Depuis que le Royaume-Uni a voté pour se séparer de l’UE le 23 juin dernier (référendum sur le «Brexit »), les premiers signes des conséquences que ce divorce aura dans le secteur de l’énergie sont vite apparus.
L’impact immédiat a été une baisse de la livre sterling, qui est à son niveau le plus bas depuis plus de trente ans par rapport au dollar :
Cette baisse a entrainé deux mouvements sur les marchés de l’énergie dans des directions très différentes. Malheureusement, aucun de ces mouvements n’est bon pour les utilisateurs de gaz naturel au Royaume-Uni, à l’approche de l’hiver et de la baisse des températures… et cela n’est pas non plus sans conséquences sur les prix du gaz sur le Continent.
Tout d’abord, la chute de la livre sterling a incité les distributeurs de gaz naturel au détail au Royaume-Uni à supprimer tout nouveau discount, pour maintenir leurs marges dans un environnement de taux de change dégradé. La plupart des observateurs estiment également que des augmentations de taxes et la fin des subventions à l’utilisation de l’énergie sont désormais inévitables, pour contrebalancer les effets de la dévaluation inattendue de la livre sterling sur le budget du Royaume-Uni.

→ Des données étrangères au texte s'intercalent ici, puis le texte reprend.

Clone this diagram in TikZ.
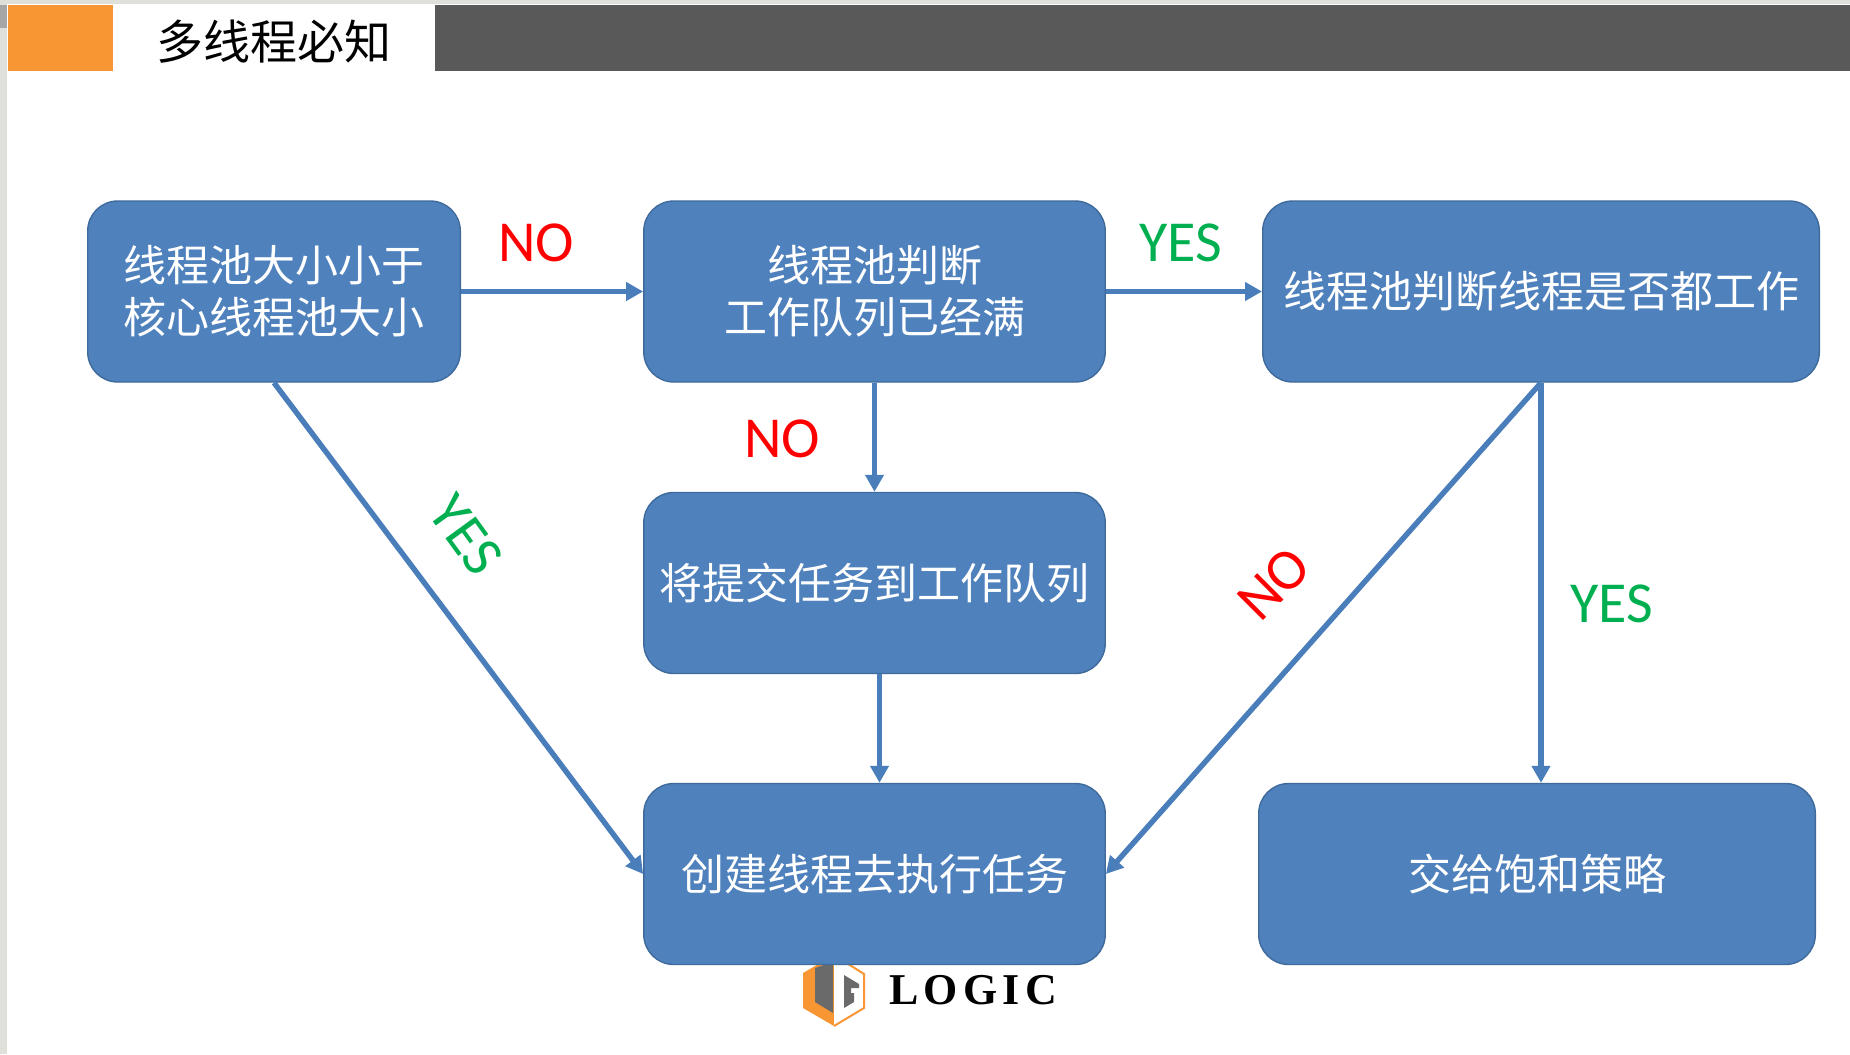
\documentclass[tikz,border=0pt]{standalone}
\usepackage{fontspec}
\setmainfont{Carlito}
\newfontfamily\cjk{Noto Sans CJK SC}
\newfontfamily\logofont{Liberation Serif}
\usetikzlibrary{arrows.meta,calc}
\definecolor{boxfill}{HTML}{4F81BD}
\definecolor{boxline}{HTML}{3F6A9C}
\definecolor{arrowc}{HTML}{4A7EBB}
\definecolor{orangec}{HTML}{F79633}
\definecolor{darkbar}{HTML}{595959}
\definecolor{greenc}{HTML}{00B050}
\definecolor{edgegrey}{HTML}{E0E0DA}
\tikzset{
  flowbox/.style={draw=boxline,line width=0.7pt,fill=boxfill,rounded corners=15pt,inner sep=0pt,
    align=center,text=white,font=\cjk\fontsize{21.5}{26}\selectfont},
  link/.style={draw=arrowc,line width=2.7pt,-{Triangle[length=8.5pt,width=9pt]}},
  nolabel/.style={text=red,font=\fontsize{29}{32}\selectfont,inner sep=0pt},
  yeslabel/.style={text=greenc,font=\fontsize{29}{32}\selectfont,inner sep=0pt}
}
\begin{document}
\begin{tikzpicture}[x=0.5pt,y=-0.5pt]
\useasboundingbox (0,0) rectangle (1850,1054);
\fill[white] (0,0) rectangle (1850,1054);
% window edges
\fill[edgegrey] (0,0) rectangle (1850,4);
\fill[edgegrey] (0,0) rectangle (7,1054);
\fill[gray!70] (0,5) rectangle (7,28);
% header
\fill[orangec] (8,5) rectangle (113,71);
\fill[darkbar] (435,5) rectangle (1850,71);
\node[inner sep=0pt,font=\cjk\fontsize{23.5}{28}\selectfont] (title) at (274,41.5) {多线程必知};
% logo
\fill[orangec] (803,973) -- (834,955) -- (834,1026) -- (803,1008) -- cycle;
\draw[orangec,line width=1pt,fill=white] (834,955) -- (864,974) -- (864,1008) -- (834,1026);
\fill[darkbar!90] (815,968) -- (833,962) -- (833,1013) -- (815,1002) -- cycle;
\fill[darkbar!90] (844,975) -- (859,984) -- (859,988) -- (851,988) -- (851,993) -- (854,993) -- (854,1002) -- (844,1008) -- cycle;
\node[inner sep=0pt,anchor=west,text=black,font=\logofont\bfseries\fontsize{22}{26}\selectfont,
  ] (logo) at (889,990) {L\kern2.6pt O\kern2.6pt G\kern2.6pt I\kern2.6pt C};
% boxes
\node[flowbox,minimum width=186.3pt,minimum height=90.5pt] (a) at (274,291.5) {线程池大小小于\\核心线程池大小};
\node[flowbox,minimum width=230.7pt,minimum height=90.5pt] (b) at (874.5,291.5) {线程池判断\\工作队列已经满};
\node[flowbox,minimum width=278.3pt,minimum height=90.5pt] (c) at (1541,291.5) {线程池判断线程是否都工作};
\node[flowbox,minimum width=230.7pt,minimum height=90.5pt] (d) at (874.5,583) {将提交任务到工作队列};
\node[flowbox,minimum width=230.7pt,minimum height=90.5pt] (e) at (874.5,874) {创建线程去执行任务};
\node[flowbox,minimum width=278.3pt,minimum height=90.5pt] (f) at (1537,874) {交给饱和策略};
% connectors
\draw[link] (a.east) -- (b.west);
\draw[link] (b.east) -- (c.west);
\draw[link] (b.south) -- (d.north);
\draw[link] ([xshift=2.5pt]d.south) -- ([xshift=2.5pt]e.north);
\draw[link] (a.south) -- (e.west);
\draw[link] (c.south) -- (e.east);
\draw[link] (c.south) -- (c.south |- f.north);
% labels
\node[nolabel] (n1) at (536,243) {NO};
\node[yeslabel] (y1) at (1181,243) {YES};
\node[nolabel] (n2) at (782,439) {NO};
\node[yeslabel,rotate=-54] (y2) at (466,535) {YES};
\node[nolabel,rotate=45] (n3) at (1274,584) {NO};
\node[yeslabel] (y3) at (1612,604) {YES};
\end{tikzpicture}
\end{document}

Deuxièmement, le Royaume-Uni a réduit ses réserves de gaz d’hiver – juste à temps pour l’hiver !
Le 15 juillet en effet, Centrica a annoncé qu’il stoppait toute injection de gaz supplémentaire dans le stockage de Rough jusqu’au printemps 2017, pour conduire des tests. Rough compte pour environ 70% de la capacité de stockage de gaz naturel britannique.
Cette nouvelle a immédiatement causé une envolée de plus de 10% des prix à terme du gaz naturel pour l’hiver 2016/2017 au Royaume-Uni, au vu des préoccupations d’un possible manque de gaz pour couvrir la demande accrue pour le chauffage l’hiver venu.
Mais le pire est à venir, car la fermeture du stockage de Rough a créé un effet immédiat sur les prix du gaz naturel, deuxième grand mouvement de l’énergie post-Brexit.
Le changement dramatique dans le cours de la livre sterling a en effet poussé le Royaume-Uni à exporter plus de gaz naturel vers la Belgique (et au-delà vers le marché continental européen) qu’à tout autre moment depuis plus de deux ans : avec la baisse de la livre sterling, il est devenu plus profitable à court terme d’exporter ce gaz non mis en stockage vers Zeebrugge via l’Interconnector, pour profiter de prix fixés en €/MWh.
Nombreux sont d’ailleurs les analystes qui pensent que, même sans les problèmes du stockage de Rough, l’effondrement de la valeur de la livre sterling a été la principale cause des exportations croissantes de gaz de la Grande-Bretagne vers l’Europe. Centrica n’aurait fait que réagir à une baisse des injections… La conséquence immédiate a été une forte baisse du prix du gaz sur le continent, ce qui a bénéficié en particulier aux CCCG en France.
Mais pour le Britannique moyen, l’approche de l’hiver pourrait se révéler dramatique, car il faut s’attendre à un fort accroissement des importations britanniques de gaz l’hiver prochain. Et à cause d’une monnaie dévaluée, ces importations seront beaucoup plus chères que ne l’auraient été des soutirages depuis le stockage de Rough, comme par le passé.
En d’autres termes, nous assistons à l’enclenchement d’un cercle vicieux: la hausse des exportations actuelles de gaz britannique est allée vers les stockages en Europe, et une partie de ce gaz reviendra sous forme d’importations à prix plus élevés quand le temps deviendra plus froid.
Même en étant à l’abri des effets de change, les prix du gaz sur le Continent pendant l’hiver à venir pourraient aussi subir de fortes hausses, en fonction de la rigueur de l’hiver. Si les centrales électriques à gaz (CCCG) ont pu bien profiter de l’effet d’aubaine de la baisse des prix du gaz naturel cet été, la situation pourrait s’inverser l’hiver prochain, avec un pincement des spreads.